Host of ‘vile, racist’ podcast to be sentenced for stirring up hatred
James Allchurch, 51, from Pembrokeshire, Wales, ran the Radio Aryan podcast.
A white-supremacist podcast host is to be sentenced after stirring up racial hatred on his “vile” show Radio Aryan.
James Allchurch, 51, from Pembrokeshire, Wales, was convicted by a jury in March following a trial at Swansea Civic Centre.
The self-proclaimed “avowed racist” and Adolf Hitler supporter will appear in court on Monday after he was found guilty of 10 out of 15 counts of distributing audio material to stir up racial hatred over a two-year period.
He was warned he faces years in prison over the recordings by Judge Huw Rees who described them as “a stain on humanity”.
Each charge related to a separate episode uploaded by Allchurch between May 17 2019 and March 18 2021 to a public website called Radio Aryan, which was later renamed Radio Albion.
Guests on the show included convicted National Action co-founder Alex Davies, from Swansea, who was jailed at Winchester Crown Court in June last year for being a member of a banned far-right organisation.
A number of other known extremists from the UK and US also featured on the podcast talking to Allchurch, who went by the alias Sven Longshanks – a reference to King Edward I who was also known as Edward Longshanks and was responsible for expelling Jewish people from England in 1290.
During the trial, the jury listened to a total of around nine hours of recordings in which Allchurch and his guests can be repeatedly heard using extreme racial slurs and propagating racist ideology while discussing topics such as grooming gangs, immigration, slavery and crime.
Prosecutor Jonathan Rees KC described the audio files as “highly racist, antisemitic and white supremacist in nature”.
Mr Rees said: “The very purpose of Radio Aryan was to spread his propaganda about racial conflict.”
Allchurch denied the podcast had encouraged hatred or racial violence.
Giving evidence, Allchurch told the jury his use of racial slurs was not intended to cause offence, and that he believed he was using “accurate terminology”.
He also claimed his audience was “other nationalists who, at the time, used similar or worse terminology”.
The court heard how Allchurch was arrested by officers at his home on December 17 2019.
He told the police he was disabled and unable to work, and that he spent up to 12 hours a day creating the podcast episodes and maintaining his website, which accepted donations via a Bitcoin link.
He claimed not to be a member of a proscribed far-right organisation.

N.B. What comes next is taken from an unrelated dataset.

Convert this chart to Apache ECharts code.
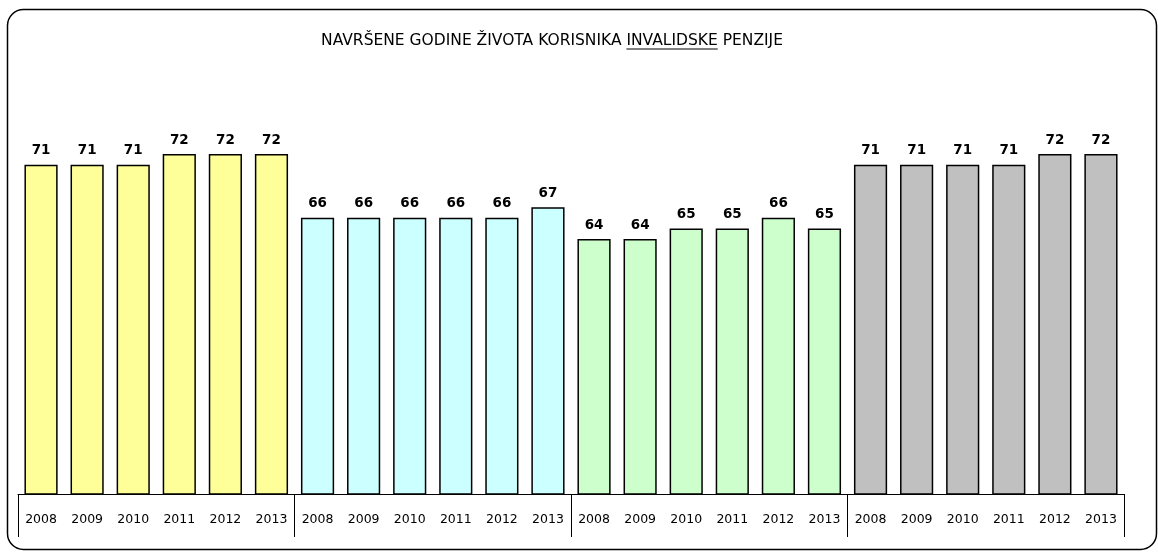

After the jury returned their verdict, Judge Rees said: “The language the jury has had to put up with is vile language, and it is unacceptable in my view that anybody should wish to express themselves in this way.
“What I have heard over the last fortnight I regard as a stain on humanity.”
He told Allchurch, who has remained on bail until his sentencing hearing, that he should expect a sentence of immediate imprisonment.